FCF Fox Corporate Finance GmbH is pleased to publish the new “FCF Interest & Corporate Loan Monitor Q1/2024”.
FCF regularly conducts comprehensive research regarding the German corporate loan and interest market, based on publically available information. The results are updated and published quarterly in the FCF Interest & Corporate Loan Monitor
The FCF Interest and Corporate Loan Monitor provides valuable information regarding the prevailing macro-economic environment as well as the corporates loan and bank markets and covers the following topics:
- macro-economic environment
- currently prevailing interest rate environment
- current developments of credit margins
- behavior of the bank within the corporate loan market
The most important insights of the current issue:
Interest rate turnaround after four decades of declining interest rates
- After 40 years of declining and another 8 years of historically low interest rates, the interest rate turnaround now seems to be sustainable.

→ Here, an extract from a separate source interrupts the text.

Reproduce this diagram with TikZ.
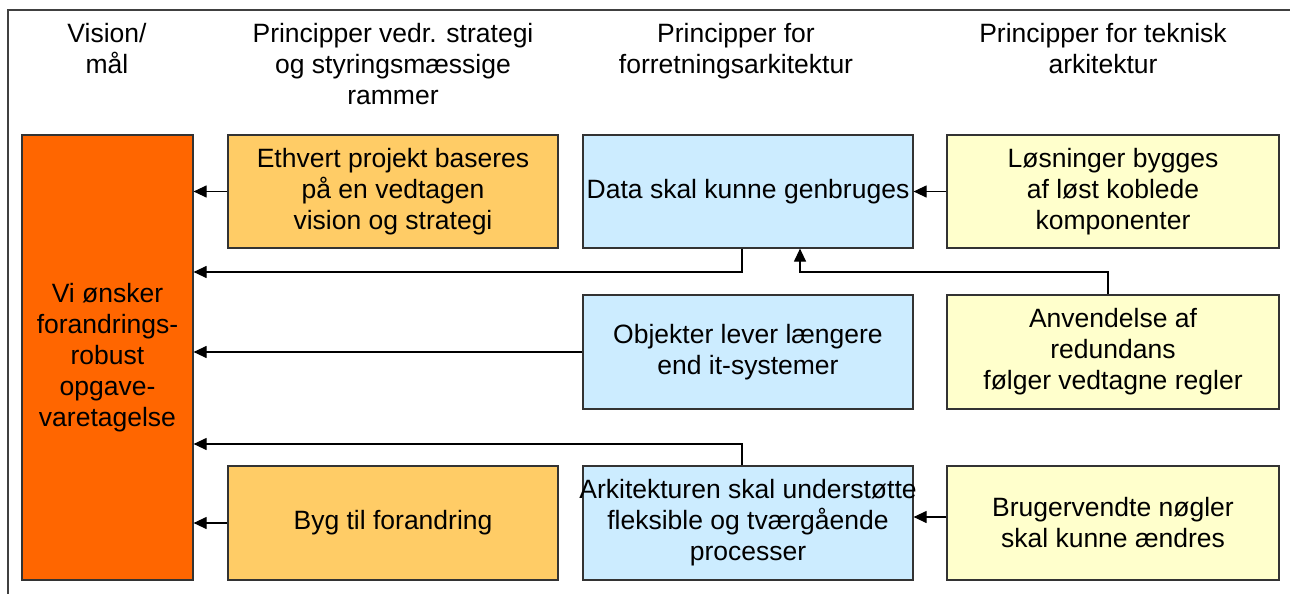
\documentclass[tikz,border=0pt]{standalone}
\usepackage{fontspec}
\setmainfont{Liberation Sans}
\usetikzlibrary{arrows.meta}
\definecolor{visorange}{HTML}{FF6600}
\definecolor{stratorange}{HTML}{FFCC66}
\definecolor{forrblue}{HTML}{CCECFF}
\definecolor{tekyellow}{HTML}{FFFFCC}
\definecolor{framegray}{HTML}{404040}
\begin{document}
\begin{tikzpicture}[x=1pt,y=-1pt,
  every node/.style={font=\fontsize{26.5}{31}\selectfont},
  box/.style={draw=black!80, line width=1.2pt, minimum width=330pt, minimum height=113pt, align=center, inner sep=0pt},
  hdr/.style={align=center, inner sep=0pt, anchor=north},
  arr/.style={-{Triangle[length=13pt,width=12pt]}, line width=1.2pt, black},
  frameline/.style={draw=framegray, line width=2pt}]
\useasboundingbox (0,0) rectangle (1290,594);
\draw[frameline] (8,594) -- (8,10) -- (1290,10);

% headers
\node[hdr] (h1) at (107,23) {Vision/\\mål};
\node[hdr] (h2) at (393,23) {Principper vedr. strategi\\og styringsmæssige\\rammer};
\node[hdr] (h3) at (736,23) {Principper for\\forretningsarkitektur};
\node[hdr] (h4) at (1103,23) {Principper for teknisk\\arkitektur};

% boxes
\node[box, fill=visorange, minimum width=171pt, minimum height=445pt] (vis) at (107.5,357.5) {Vi ønsker\\forandrings-\\robust\\opgave-\\varetagelse};
\node[box, fill=stratorange] (eth) at (393,191.5) {Ethvert projekt baseres\\på en vedtagen\\vision og strategi};
\node[box, fill=stratorange, minimum height=114pt] (byg) at (393,523) {Byg til forandring};
\node[box, fill=forrblue] (data) at (748,191.5) {Data skal kunne genbruges};
\node[box, fill=forrblue, minimum height=114pt] (obj) at (748,352) {Objekter lever længere\\end it-systemer};
\node[box, fill=forrblue, minimum height=114pt] (ark) at (748,523) {\makebox[300pt][c]{Arkitekturen skal understøtte}\\fleksible og tværgående\\processer};
\node[box, fill=tekyellow, minimum width=332pt] (los) at (1113,191.5) {Løsninger bygges\\af løst koblede\\komponenter};
\node[box, fill=tekyellow, minimum width=332pt, minimum height=114pt] (anv) at (1113,352) {Anvendelse af\\redundans\\følger vedtagne regler};
\node[box, fill=tekyellow, minimum width=332pt, minimum height=114pt] (brug) at (1113,523) {Brugervendte nøgler\\skal kunne ændres};

% junction coordinates
\coordinate (j1) at (742,272);
\coordinate (j2) at (742,444);
\coordinate (j3) at (1108,272);
\coordinate (j4) at (800,272);
\coordinate (j5) at (930,517);

% connectors
\draw[arr] (eth.west) -- (vis.east |- eth.west);
\draw[arr] (data.south -| j1) -- (j1) -- (vis.east |- j1);
\draw[arr] (obj.west) -- (vis.east |- obj.west);
\draw[arr] (ark.north -| j2) -- (j2) -- (vis.east |- j2);
\draw[arr] (byg.west) -- (vis.east |- byg.west);
\draw[arr] (los.west) -- (data.east |- los.west);
\draw[arr] (anv.north -| j3) -- (j3) -- (j4) -- (data.south -| j4);
\draw[arr] (brug.west |- j5) -- (ark.east |- j5);
\end{tikzpicture}
\end{document}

- ECB has increased the key interest rates in 2022 and 2023 extremely quickly in 10 steps from 0% to 4,5%.
- The recent interest rate decline of 6 June by 0,25 percentage points to 4,45% has been anticipated by the interest and loan markets and, hence, been already priced in, a larger positive effect on the interest rate environment has not occurred.
- Even in case inflation in the Euro zone would reach the ECB i9nflation threshold of 2% during the next months, a new low or zero interest rate phase is not to be expected.
- ECB can be assumed to continue lowering interest rates rather slowly and carefully, amongst others to reduce pressure on the highly indebted Euro-zone countries as well as the European economy.
- Inflation and interest rate will level off in the positive area, i.e., money will continue to cost a price.
Increasing number of Insolvencies in Germany
- The number of corporate insolvencies in Germany has started to climb dramatically by over 60% during the last 6 months.
- Reasons are, inter alia, the ongoing recession, geopolitical uncertainties, the continuously high inflation as well as the rapidly increased and sustainably high financing costs (Euribor + bank margins).
Banks will become more cautious when lending money
- Based on historic experience, increasing insolvency ratios lead to a significantly increasing number of non-performing and defaulting loans; usually, the number of non-performing loans exceeds to numbers of insolvencies by far and will lead to rising stress level within the intensive care departments of the financing banks.
- With rising numbers of non-performing and defaulting loans, banks tend to become more cautious and reluctant towards issuing new loans or prolonging existing financing – even to the effect of a credit crunch.
- In addition, banks will significantly increase their risk margins for the loans which they are still willing to provide to cover losses of the non-performing loans.
- At the moment, the bank market for loans is still very much open, even with comparably positive terms and conditions for investment grade companies; however, this window might rapidly close during the next months, especially for non-investment grade borrowers with rating in the “BB”-area and below.